Satellite images show significant new construction at Israel’s Dimona reactor site

23 February 2021


Commercial satellite imagery obtained by International Panel on Fissile Material (IPFM) shows significant new construction at the Dimona site in Israel, officially known as the Negev Nuclear Research Centre. IPFM said on 18 February. The imagery was acquired by the SuperView-1 (SV-1) satellite on 4 January. The construction site is located in the immediate vicinity of the buildings that house the nuclear reactor and the reprocessing plant (to the south-west from the buildings.

The exact date the construction began is uncertain, said IPFM. The last satellite image available from Google Earth, which was obtained in September 2011, does not show any activity at the site. The first signs of construction are visible on an image available from the HERE WeGo service (the date of that image is unknown).

“The 2021 image shows that the construction has expanded and appears to be actively underway with multiple construction vehicles present,” said IPFM. “At this stage, the construction appears to be centred around a large-scale excavation area with the size of about 140 metres by 50 metres. The purpose of this construction is unknown.

Israel is a nuclear weapon state outside of the Nuclear Non-proliferation Treaty. As of the beginning of 2019, its nuclear arsenal was estimated to include about 80 warheads. IPFM noted. The non-profit organisation Federation of American Scientists estimates that Israel currently has at least 90 nuclear warheads.

Israel is believed to still be operating the now 50-year-old Dimona plutonium production heavy water reactor, built for it by France. The reactor may be operated now primarily for tritium production. As of the beginning of 2019, Israel may have a stockpile of about 960 ± 130 kg of plutonium, IPFM said.

Israel may also own about 300 kg of HEU that was diverted from the NUMEC plant in the United States in the 1960s.
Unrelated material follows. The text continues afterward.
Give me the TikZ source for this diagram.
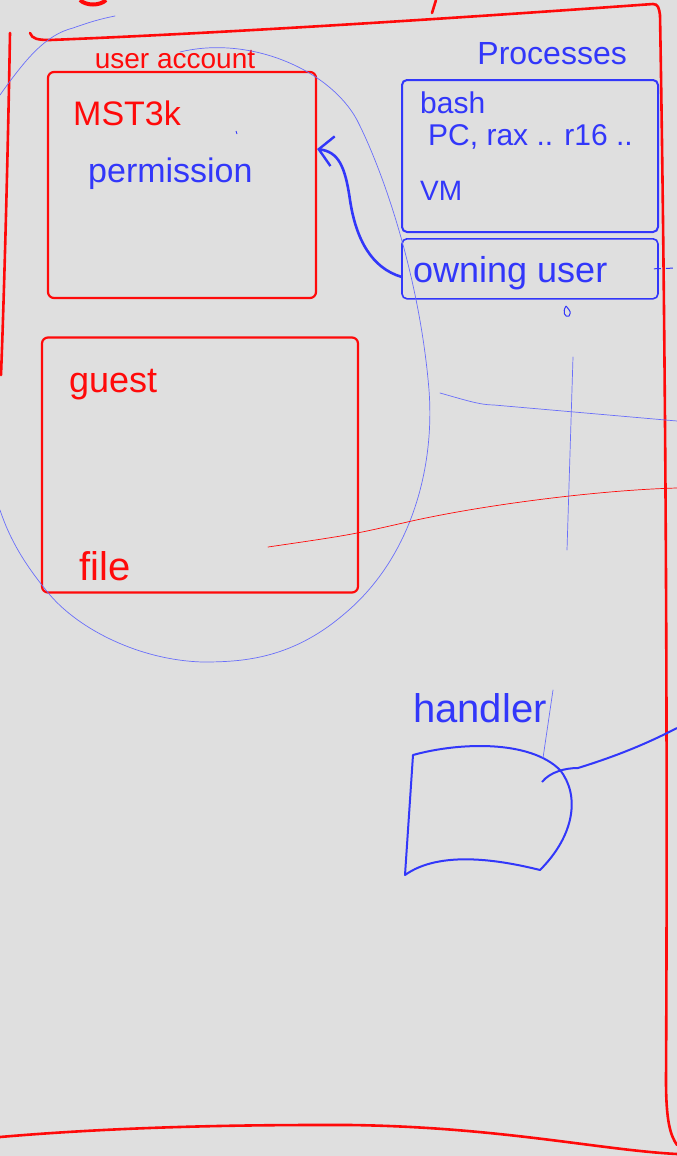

Israel neither admits nor denies being in possession of a nuclear arsenal.

Pavel Podvig, a researcher with the programme on science and global security at Princeton University in New Jersey, told The Guardian that the construction had allegedly begun two years ago.
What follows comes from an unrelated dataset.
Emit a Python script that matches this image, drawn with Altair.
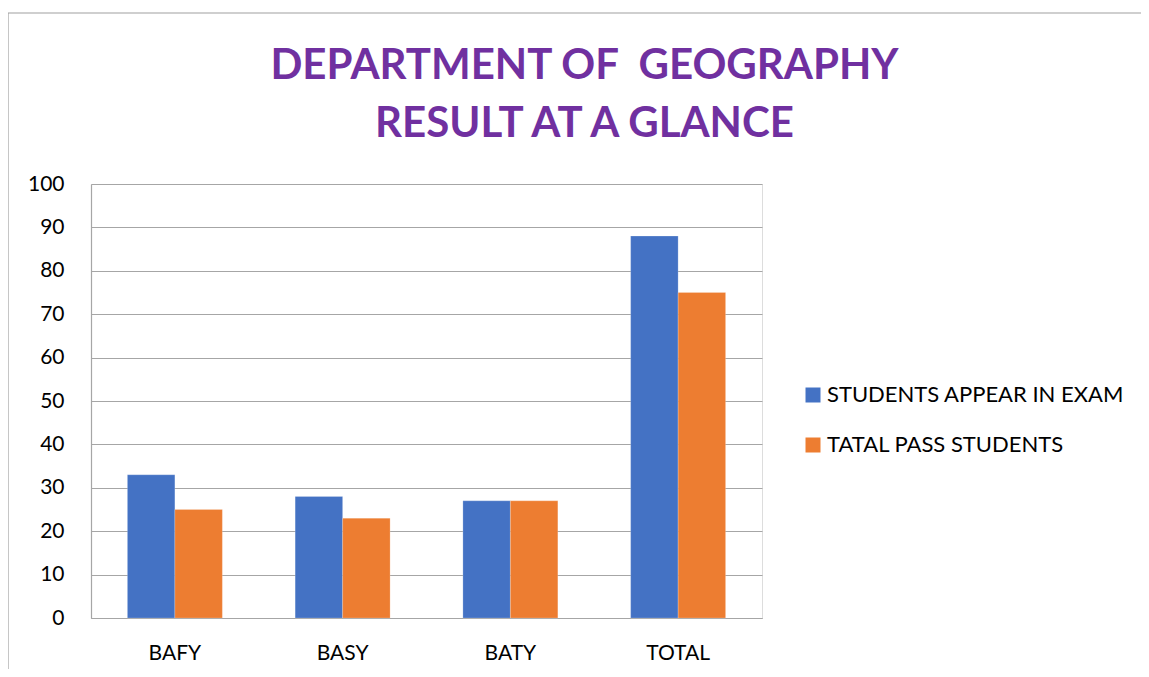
import altair as alt
import pandas as pd

categories = ["BAFY", "BASY", "BATY", "TOTAL"]
appear = [33, 28, 27, 88]
passed = [25, 23, 27, 75]
series = ["STUDENTS APPEAR IN EXAM", "TATAL PASS STUDENTS"]
colors = ["#4472C4", "#ED7D31"]
y_ticks = [0, 10, 20, 30, 40, 50, 60, 70, 80, 90, 100]
title_lines = ["DEPARTMENT OF\u00a0 GEOGRAPHY", "RESULT AT A GLANCE"]

rows = []
for c, a, p in zip(categories, appear, passed):
    rows.append({"cat": c, "series": series[0], "value": a})
    rows.append({"cat": c, "series": series[1], "value": p})
df = pd.DataFrame(rows)

FONT = "Lato"

bars = alt.Chart(df).mark_bar(stroke="white", strokeWidth=0.5, strokeOpacity=0.4).encode(
    x=alt.X("cat:N", sort=categories, title=None,
            scale=alt.Scale(paddingInner=0.434, paddingOuter=0.217),
            axis=alt.Axis(labelAngle=0, labelFontSize=21, labelFont=FONT, labelColor="#000000",
                          labelPadding=24, ticks=False, domainColor="#a6a6a6", domainWidth=1.2)),
    xOffset=alt.XOffset("series:N", sort=series, scale=alt.Scale(paddingInner=0, paddingOuter=0)),
    y=alt.Y("value:Q", title=None,
            scale=alt.Scale(domain=[0, 100], nice=False),
            axis=alt.Axis(values=y_ticks, labelFontSize=21, labelFont=FONT, labelColor="#000000",
                          labelPadding=27, ticks=False, gridColor="#a6a6a6", gridWidth=1.2,
                          domainColor="#a6a6a6", domainWidth=1.2)),
    color=alt.Color("series:N", sort=series,
                    scale=alt.Scale(domain=series, range=colors),
                    legend=alt.Legend(title=None, orient="none", legendX=711, legendY=200,
                                      symbolType="square", symbolSize=225, symbolStrokeWidth=0,
                                      labelFontSize=22, labelFont=FONT, labelColor="#000000",
                                      labelOffset=3, rowPadding=28, padding=0,
                                      labelLimit=400)),
)

frame_data = alt.Data(values=[{"k": 1}])
left_line = alt.Chart(frame_data).mark_rule(color="#a0a0a0", strokeWidth=1.2).encode(
    x=alt.value(-83), y=alt.value(-171), y2=alt.value(493))
top_line = alt.Chart(frame_data).mark_rule(color="#a0a0a0", strokeWidth=1.2).encode(
    x=alt.value(-83), x2=alt.value(1060), y=alt.value(-171))

title_data = alt.Data(values=[{"t": "\n".join(title_lines)}])
title = alt.Chart(title_data).mark_text(
    font=FONT, fontSize=42, fontWeight="bold", color="#7030A0",
    align="center", baseline="alphabetic", lineBreak="\n", lineHeight=58,
).encode(text="t:N", x=alt.value(493.5), y=alt.value(-105))

chart = alt.layer(left_line, top_line, title, bars).properties(
    width=671, height=434,
    autosize=alt.AutoSizeParams(type="none"),
    padding={"left": 83, "top": 176, "right": 379, "bottom": 51},
).configure_view(stroke=None).configure(background="white")

chart.save("out.html", embed_options={"renderer": "svg", "actions": False})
"It appears that the construction started quite early in 2019, or late 2018, so it's been under way for about two years, but that's all we can say at this point", he noted. In the late 2000s, Israel reportedly used the Dimona site to create replicas of Iran's uranium enrichment centrifuges to test so-called Stuxnet malware in a bid to sabotage the uranium enrichment-related work at the Islamic Republic's Natanz nuclear facility.